Lithospheric density deficit decreases southwards from the Baltic
Shield and is 0.8±0.2 % in most of the Russian platform. In the southern
parts of the Russian platform, that were rifted in the Paleozoic,
lithospheric density is similar to the lithospheric mantle of western
Europe. Regions of less than ca. 0.4-0.6% density anomaly coincide
with the area of post-Uralian subsidence, implying that compositional
modification of the cratonic lithosphere caused post-Uralian subsidence
of the platform.

4. Rifting of the Russian platform has resulted in a decrease of
lithospheric depletion (manifested by an increase of average
lithospheric density), probably due to metasomatism. Proterozoic
thermo-magmatic events might have led to formation of a two-layer
lithosphere due to Fe-enrichment of its lower part. The boundary
between a highly depleted upper and a more fertile lower layers can be
at ca. 90-150 km depth and can produce a seismic pattern similar to the
top of a seismic low-velocity layer.

Paleozoic rifting had a more severe impact on the lithospheric
structure of the Russian platform, leading to compositional modification
and/or detachment of the entire lithospheric column, its further
replacement by younger fertile material, and the consequent, on-going,
subsidence of the southern Russian platform.

      Cartoon showing reworking of the cratonic crust and
the subcrustal lithosphere of the EEC during Proterozoic,
presumably plume-related rifting, accompanied by intensive
magmatism and metasomatic reworking of the lithosphere (a).

      Thermal cooling at the post-rifting stage (b) leads to thermal
subsidence and basin formation. Magmatic intrusions
accumulate at the crustal base and at the mid-crustal level,
increasing thickness of the upper crust. Ductile middle crust can
be squeezed sidewards. The lower part of the lithospheric mantle
(from the base up to a 100-150 km depth) is metasomatised and
may be removed by thermal erosion and/or by delamination of a
dense lowermost lithosphere.

      Further subsidence (c) is a result of fertilization of cratonic
lithosphere during mantle-plume interaction and involves a much
larger area than affected by rifting. This process is accompanied
by an accretion of a new basal part of the lithosphere, with the
fertile composition typical for Phanerozoic regions.
      If the whole density deficit in the subcrustal lithosphere of
the Russian platform (which is ca. 50% of a typical density
deficit of the Archean-early Proterozoic lithosphere) (Fig. 4a) is
concentrated in its upper part, presumably unmodified by
Proterozoic metasomatism, the lower half of the cratonic root
has been replaced since the Proterozoic.
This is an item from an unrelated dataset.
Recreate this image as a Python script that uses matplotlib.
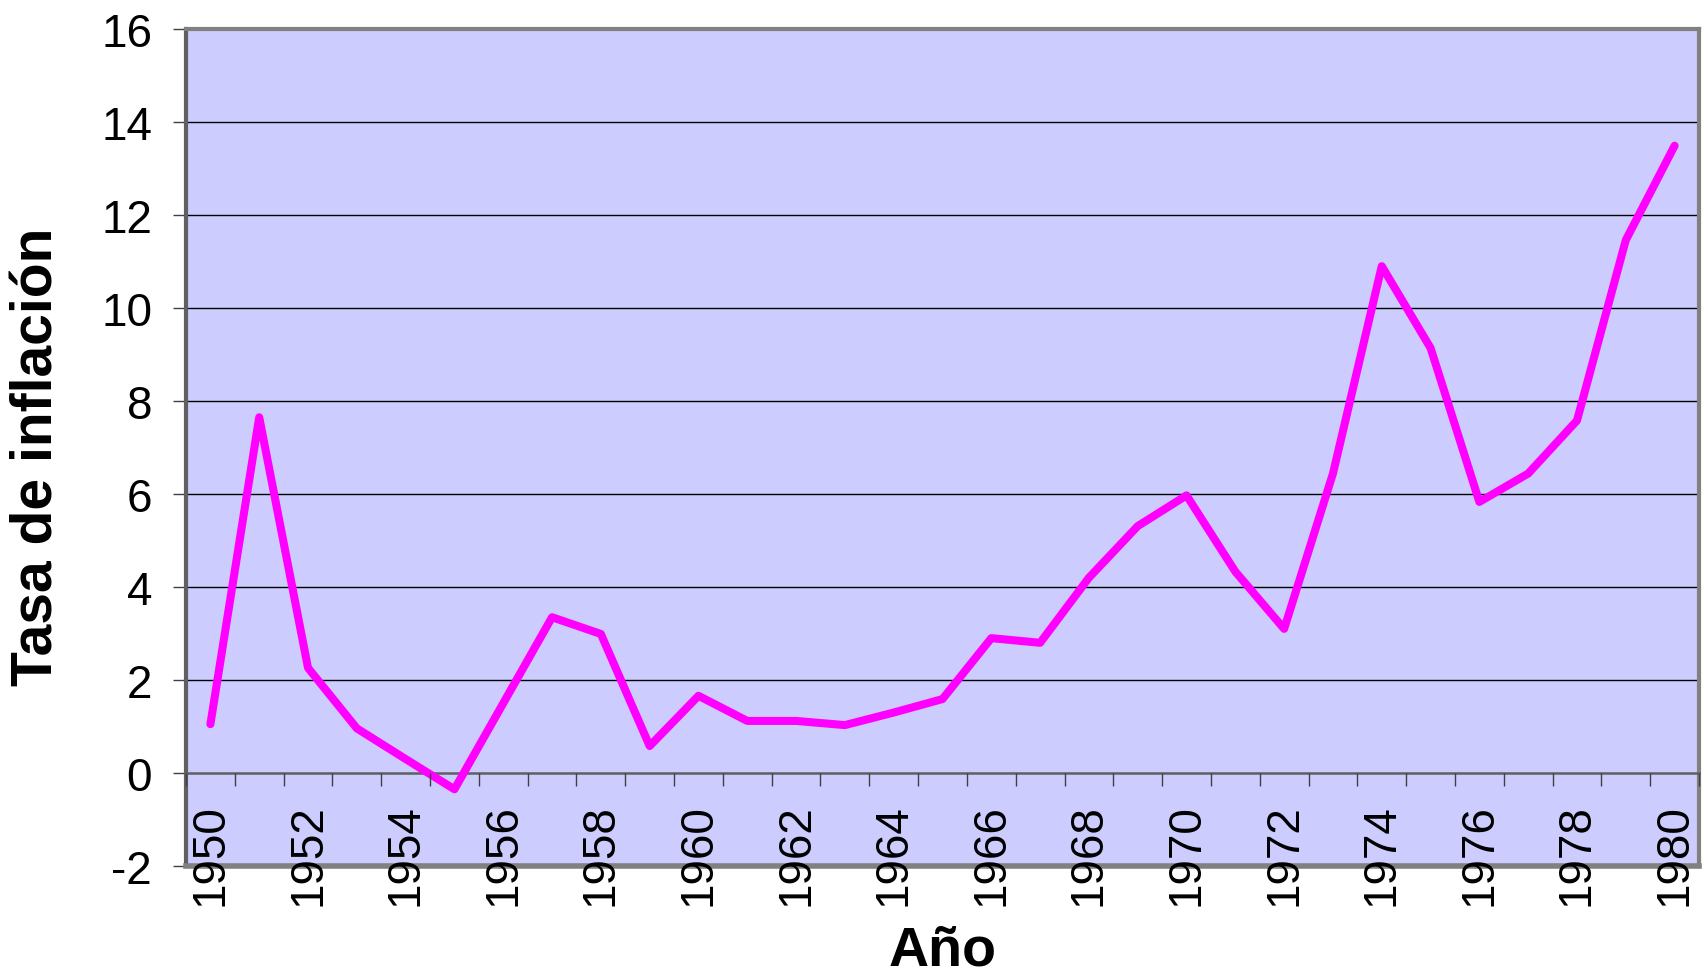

In this case one may
expect a sharp compositional boundary at a depth of ca. 90-150
km from depleted to Fe-enriched composition. This provides an
alternative explanation for the 8o seismic discontinuity (the top of
a low-velocity zone observed in several cratons at ca. 100 km
depth [Thybo et al., 1996) as the base of ancient depleted
lithosphere.

      LAB = lithosphere-asthenosphere boundary.